ST. PAUL - A second step in speeding up state-issued permits to businesses looking to expand or build in the state became law Monday.
"This is a very rewarding moment," Gov. Mark Dayton said minutes after signing the bill that he and Republican lawmakers say will help Minnesota's business climate.
The law builds on one enacted a year ago to set a 150-day goal for the Department of Natural Resources and Pollution Control Agency to issue construction permits. Those agencies must issue permits before many business projects may continue.
The new law allows businesses to hire their own permit manager, instead of relying on the state to do that work. It also allows businesses "to get their questions answered in a more timely fashion," bill author Sen. Bill Ingebrigtsen, R-Alexandria, said.
House author Rep. Dan Fabian, R-Roseau, said governments wanting to do projects such as building roads also should get faster action.
Natural Resources Commissioner Tom Landwehr said the law does not affect the eventual outcome of permit applications, just speeds things along. The new law does not threaten the environment, he added.
Also in the law is a provision that extends feedlot permits to 10 years; they now last five years. About 1,000 feedlots have permits.
The law establishes a pilot streamlined environmental study for Magnetation, which is requesting permits to build a new iron ore concentrate plant on the Iron Range.
Another part of the bill allows wood to be a cellulosic biofuel.

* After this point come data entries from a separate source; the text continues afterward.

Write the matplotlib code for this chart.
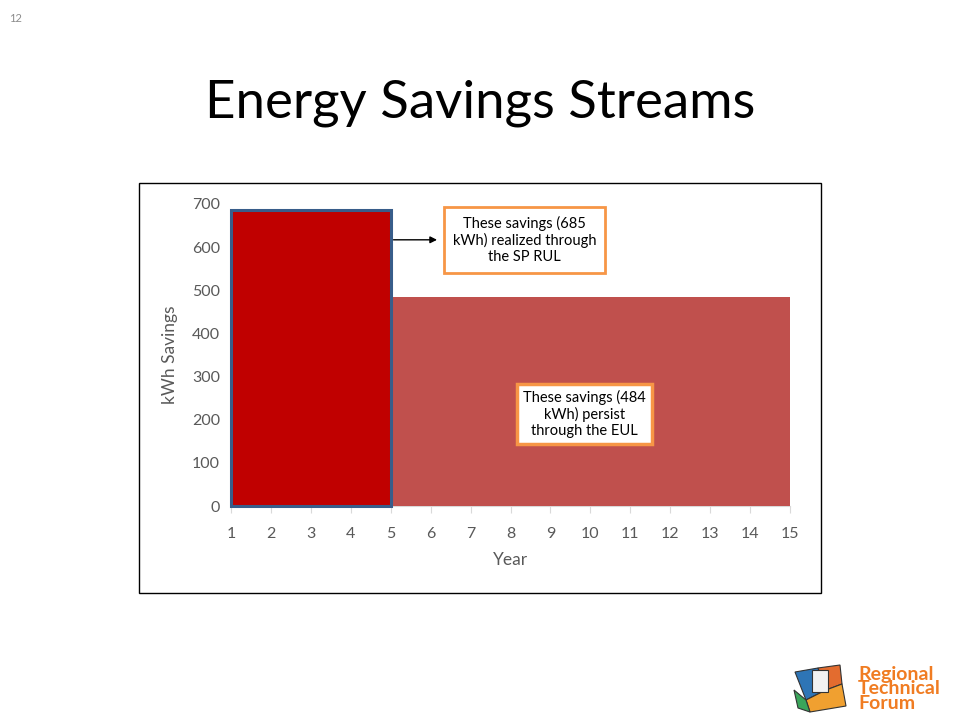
import matplotlib
matplotlib.use('Agg')
from matplotlib import pyplot as plt
from matplotlib.patches import Rectangle, Polygon

# Energy savings streams slide
plt.rcParams['font.family'] = ['Lato', 'DejaVu Sans']

years = list(range(1, 16))
yticks = [0, 100, 200, 300, 400, 500, 600, 700]

# savings periods: (start year, end year, kWh)
rul_period = [1, 5]
rul_kwh = 685
eul_period = [5, 15]
eul_kwh = 484

rul_note = 'These savings (685\nkWh) realized through\nthe SP RUL'
eul_note = 'These savings (484\nkWh) persist\nthrough the EUL'

fig = plt.figure(figsize=(9.6, 7.2), dpi=100)
W, H = 960, 720

# slide title & page number
fig.text(480 / W, 1 - 103 / H, 'Energy Savings Streams', ha='center', va='center',
         fontsize=38, color='black')
fig.text(16 / W, 1 - 18 / H, '12', ha='center', va='center', fontsize=8, color='#8c8c8c')

# chart frame
fig.add_artist(Rectangle((139 / W, 1 - 593 / H), (821 - 139) / W, (593 - 183) / H,
                         transform=fig.transFigure, fill=False, edgecolor='black', lw=1))

ax = fig.add_axes([231 / W, 1 - 506 / H, (790 - 231) / W, (506 - 204) / H])

ax.bar(eul_period[0], eul_kwh, width=eul_period[1] - eul_period[0], align='edge',
       color='#C0504D', edgecolor='none', zorder=2)
ax.bar(rul_period[0], rul_kwh, width=rul_period[1] - rul_period[0], align='edge',
       color='#C00000', edgecolor='#385D8A', lw=2.2, zorder=3)

ax.set_xlim(1, 15)
ax.set_ylim(0, 700)
ax.set_xticks(years)
ax.set_yticks(yticks)
ax.tick_params(axis='x', colors='#d9d9d9', length=5, labelcolor='#595959',
               labelsize=11.5, pad=10)
ax.tick_params(axis='y', length=0, labelcolor='#595959', labelsize=11.5, pad=8)
for s in ['top', 'right', 'left']:
    ax.spines[s].set_visible(False)
ax.spines['bottom'].set_color('#d9d9d9')
ax.spines['bottom'].set_zorder(1)
for p in ax.patches:
    p.set_clip_on(False)

ax.set_xlabel('Year', fontsize=12.5, color='#595959', labelpad=8)
ax.set_ylabel('kWh Savings', fontsize=12.5, color='#595959', labelpad=10)

# annotations
ax.annotate('', xy=(6.23, 617), xytext=(5.0, 617),
            arrowprops=dict(arrowstyle='-|>', color='black', lw=1, mutation_scale=10),
            zorder=5)
ax.text(8.35, 617, rul_note, ha='center', va='center', fontsize=10.5, color='black',
        linespacing=1.2, zorder=6,
        bbox=dict(boxstyle='square,pad=0.6', facecolor='white', edgecolor='#F79646', lw=2))
ax.text(9.85, 213, eul_note, ha='center', va='center', fontsize=10.5, color='black',
        linespacing=1.2, zorder=6,
        bbox=dict(boxstyle='square,pad=0.4', facecolor='white', edgecolor='#F79646', lw=2.5))

# logo (rough)
logo = [
    ([(795, 672), (818, 668), (826, 690), (806, 700)], '#2e75b6'),
    ([(818, 668), (840, 665), (842, 684), (826, 690)], '#e36c2f'),
    ([(806, 700), (826, 690), (842, 684), (846, 706), (810, 712)], '#f0a030'),
    ([(794, 690), (806, 700), (810, 712), (798, 708)], '#3aa55a'),
]
for pts, col in logo:
    fig.add_artist(Polygon([(x / W, 1 - y / H) for x, y in pts], closed=True,
                           transform=fig.transFigure, facecolor=col, edgecolor='#333333',
                           lw=0.8))
fig.add_artist(Rectangle((812 / W, 1 - 692 / H), 16 / W, 22 / H, transform=fig.transFigure,
                         facecolor='#f2f2f2', edgecolor='#333333', lw=0.8))
fig.text(858 / W, 1 - 689 / H, 'Regional\nTechnical\nForum', ha='left', va='center',
         fontsize=14, fontweight='bold', color='#F07C22', linespacing=0.85)

fig.savefig('out.png', dpi=100)
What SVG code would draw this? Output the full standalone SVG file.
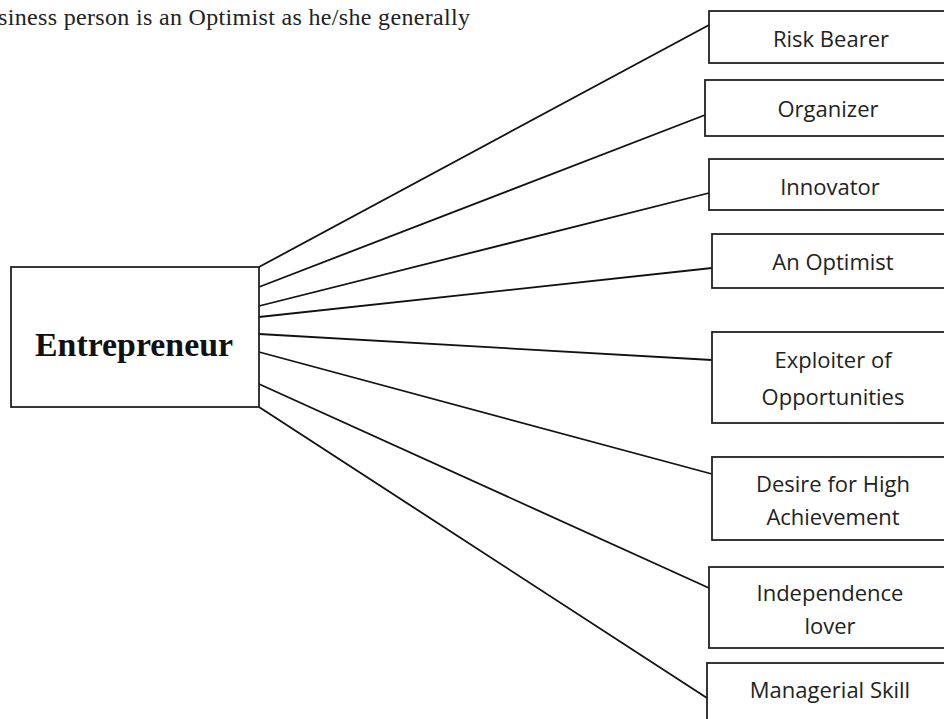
<svg xmlns="http://www.w3.org/2000/svg" width="944" height="719" viewBox="0 0 944 719">
<style>
.bg{fill:#ffffff}
.box{fill:#ffffff;stroke:#222222;stroke-width:1.8}
.lbl{font-family:"Open Sans","Noto Sans","Liberation Sans",sans-serif;font-size:22px;fill:#222222;text-anchor:middle}
.main{font-family:"Liberation Serif","Times New Roman",serif;font-size:34px;font-weight:bold;fill:#111111;text-anchor:middle}
.top{font-family:"Liberation Serif","Times New Roman",serif;font-size:24px;fill:#222222}
.con line{stroke:#111111;stroke-width:1.8}
</style>
<rect class="bg" x="0" y="0" width="944" height="719"/>
<text class="top" x="-2" y="25" textLength="472" lengthAdjust="spacing">siness person is an Optimist as he/she generally</text>
<g id="connectors" class="con">
<line x1="259" y1="267" x2="709" y2="25"/>
<line x1="259" y1="287" x2="705" y2="115"/>
<line x1="259" y1="306" x2="709" y2="193"/>
<line x1="259" y1="317" x2="712" y2="268"/>
<line x1="259" y1="334" x2="712" y2="360"/>
<line x1="259" y1="352" x2="712" y2="474"/>
<line x1="259" y1="384" x2="709" y2="588"/>
<line x1="259" y1="407" x2="707" y2="698"/>
</g>
<g id="entrepreneur">
<rect class="box" x="11" y="267" width="248" height="140"/>
<text class="main" x="134" y="356" textLength="198" lengthAdjust="spacingAndGlyphs">Entrepreneur</text>
</g>
<g id="risk-bearer">
<rect class="box" x="709" y="11" width="250" height="52"/>
<text class="lbl" x="831" y="47">Risk Bearer</text>
</g>
<g id="organizer">
<rect class="box" x="705" y="80" width="254" height="56"/>
<text class="lbl" x="828" y="117">Organizer</text>
</g>
<g id="innovator">
<rect class="box" x="709" y="159" width="250" height="51"/>
<text class="lbl" x="830" y="195">Innovator</text>
</g>
<g id="an-optimist">
<rect class="box" x="712" y="234" width="247" height="54"/>
<text class="lbl" x="833" y="270">An Optimist</text>
</g>
<g id="exploiter">
<rect class="box" x="712" y="332" width="247" height="91"/>
<text class="lbl" x="833" y="368">Exploiter of</text>
<text class="lbl" x="833" y="405">Opportunities</text>
</g>
<g id="desire">
<rect class="box" x="712" y="457" width="247" height="83"/>
<text class="lbl" x="833" y="492">Desire for High</text>
<text class="lbl" x="833" y="525">Achievement</text>
</g>
<g id="independence">
<rect class="box" x="709" y="567" width="250" height="81"/>
<text class="lbl" x="830" y="601">Independence</text>
<text class="lbl" x="830" y="634">lover</text>
</g>
<g id="managerial">
<rect class="box" x="707" y="663" width="252" height="70"/>
<text class="lbl" x="830" y="698">Managerial Skill</text>
</g>
</svg>
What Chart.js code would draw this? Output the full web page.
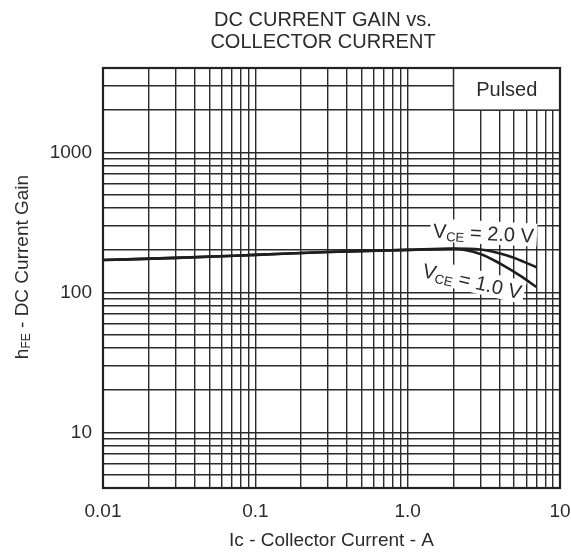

Lawmakers, state leaders, students and military members joined together Monday to encourage Minnesotans to learn more about finances and promote programs that would help them do so.
Dayton proclaimed April Financial Literacy Month and announced outreach efforts planned across the state. Each week of the month, events will focus on financial issues facing different groups, from grade school children to veterans and members of the military to seniors.
Topics will include student loans and financial aid, family budgeting, home ownership finances and avoiding fraud.
"Knowledge is the best defense from fraud and financial abuse," Commerce Commissioner Mike Rothman said.
Learning how to make financial decisions and budget is even more important in this time of economic difficulties, he added.
Lawmakers are contributing to the efforts as well, Rep. Morrie Lanning, R-Moorhead, said. For example, he said a health and human services bill approved by the House last week includes a provision to continue task force work on financial literacy in Minnesota.
White Earth picks bank
The Credit Suisse bank will finance a Twin Cities casino if the White Earth Nation wins legislative and Gov. Mark Dayton's approval.
"They share our confidence that a metro casino will be a win for Minnesota taxpayers and a win for White Earth Nation," tribal Chairwoman Erma Vizenor said in a letter to legislative leaders. "The expertise and financial resources of Credit Suisse also open the door to creative solutions to build the metro casino."
So far, the White Earth proposal to build a Twin Cities casino has obtained little traction in the Minnesota Legislature.
Vizenor said the state could get up to $1 billion in new revenue in the first five years of casino operation.
Casino construction and related costs would total $700 million.
Others tribes that operate casinos in the Twin Cities area oppose the White Earth plan.
Faster honor guard pay
Dayton signed a bill Monday that would allow veteran service organizations to receive reimbursements for honor guard services at funerals in a timely manner.
The bill was approved unanimously in the House and Senate. It will be in effect for services provided on or after July 1.
Honor guards have reported late state payments. Last year, lawmakers approved more money for the honor guards after reports that state funds ran out, leaving honor guards to work for no expense payments.
Office merging OK'd
Senators voted 36-26 to allow Jackson, Kandiyohi and Dodge counties to merge their county auditor and treasurer offices.
The House also would have to approve the measure and the governor sign it to become law.
Several counties have won legislative approval to make the move in recent years in the name of efficiency.